Production teams build from scratch
Among deployed systems in the survey, about 61 percent use frameworks like LangChain/LangGraph or CrewAI. But the in-depth interviews tell a different story. In 20 case studies of deployed agents, 85 percent of teams build their applications from scratch without third-party frameworks.
Developers cite control and flexibility as the main reasons. Frameworks often introduce "dependency bloat" and complicate debugging. Custom implementations using direct API calls are simply easier to maintain in production.

Workflows also stay static. About 80 percent of analyzed agents follow fixed paths with clearly defined subtasks. An insurance agent, for example, might always run through a set sequence: coverage check, medical necessity check, risk identification. The agent has some autonomy within each step, but the overall path is rigid.
Making AI reliable is the hardest problem
Getting non-deterministic models to work reliably is the hardest part of development. Respondents ranked "core technical performance"—specifically robustness, reliability, and scalability—as their biggest challenge, far ahead of compliance or governance. Teams don't ignore security and data protection, but they view these as manageable within their often highly contained scenarios.

Evaluation methods reflect this uncertainty. Most teams (74 percent) rely on human-in-the-loop evaluation. While 52 percent use "LLM-as-a-Judge" systems, they almost always pair it with human review. A typical setup has an LLM score a response; if the score is low, a human steps in.
Because agents usually perform highly specific tasks, public benchmarks rarely apply. As a result, 75 percent of surveyed teams evaluate their systems without formal benchmarks, relying on A/B testing or direct user feedback instead.
For model selection, proprietary frontier models like OpenAI's GPT series or Anthropic's Claude dominate. Open-source models generally appear only when strict regulations or high-volume costs make them necessary. Teams are pragmatic: they pick the most efficient model that fits their budget and compliance rules.
Research risks losing touch with reality
The MAP study serves as a reality check. It highlights a disconnect between research papers—which often focus on complex multi-agent scenarios and automated prompting—and the simple, controllable architectures actually running in production. The authors warn that research ignoring these production realities risks becoming irrelevant.
Despite the limitations, the agent hype isn't entirely groundless. Teams cite productivity and efficiency as their primary reasons for deploying agents in fields like insurance and HR. These systems handle routine knowledge work, leaving complex decisions to human experts. The study provides no concrete figures on productivity gains, relying instead on perceived benefits reported by practitioners.

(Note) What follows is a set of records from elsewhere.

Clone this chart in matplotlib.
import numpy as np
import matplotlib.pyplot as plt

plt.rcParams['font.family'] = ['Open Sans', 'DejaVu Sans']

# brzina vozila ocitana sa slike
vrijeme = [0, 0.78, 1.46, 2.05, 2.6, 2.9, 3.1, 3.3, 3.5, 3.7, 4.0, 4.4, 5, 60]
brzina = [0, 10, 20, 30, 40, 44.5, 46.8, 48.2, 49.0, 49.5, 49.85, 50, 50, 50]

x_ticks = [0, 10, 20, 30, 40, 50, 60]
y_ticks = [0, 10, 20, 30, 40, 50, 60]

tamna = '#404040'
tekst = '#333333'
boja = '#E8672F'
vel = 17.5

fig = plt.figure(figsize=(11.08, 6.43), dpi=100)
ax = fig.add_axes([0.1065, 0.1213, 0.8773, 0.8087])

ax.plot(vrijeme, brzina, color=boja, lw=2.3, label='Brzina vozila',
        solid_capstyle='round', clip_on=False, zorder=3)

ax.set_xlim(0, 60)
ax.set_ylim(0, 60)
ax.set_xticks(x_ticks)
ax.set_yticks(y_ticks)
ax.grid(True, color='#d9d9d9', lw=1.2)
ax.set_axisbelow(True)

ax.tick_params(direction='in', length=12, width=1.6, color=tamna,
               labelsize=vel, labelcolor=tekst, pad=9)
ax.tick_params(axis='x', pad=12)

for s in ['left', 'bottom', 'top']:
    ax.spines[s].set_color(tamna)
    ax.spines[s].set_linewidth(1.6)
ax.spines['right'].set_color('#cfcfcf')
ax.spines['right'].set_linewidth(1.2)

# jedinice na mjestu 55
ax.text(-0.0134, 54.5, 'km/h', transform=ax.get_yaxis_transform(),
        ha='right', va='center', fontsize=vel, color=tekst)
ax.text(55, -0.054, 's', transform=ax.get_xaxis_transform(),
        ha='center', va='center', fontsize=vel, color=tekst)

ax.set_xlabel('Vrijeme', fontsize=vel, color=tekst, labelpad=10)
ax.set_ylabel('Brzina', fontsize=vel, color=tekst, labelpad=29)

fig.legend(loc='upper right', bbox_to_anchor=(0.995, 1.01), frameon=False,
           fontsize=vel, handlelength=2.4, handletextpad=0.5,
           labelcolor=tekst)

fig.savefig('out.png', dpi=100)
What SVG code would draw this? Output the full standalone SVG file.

Agentic behavior is becoming invisible
Beyond the systems documented in the MAP study, large reasoning models are increasingly functioning as agents, though this falls outside the scope of the specific research. For instance, it is now standard for an AI system to independently decide when to search the internet or write code while handling a user request.
Much of this agentic behavior remains invisible to users. The only noticeable sign may be a longer wait time—minutes rather than seconds—as the system carries out "deep research" or intricate reasoning processes behind the scenes. In reality, agentic AI is already far more prevalent than most realize. Deepmind CEO Demis Hassabis expects this form of agency to become more reliable over the next year, addressing a central criticism of the field.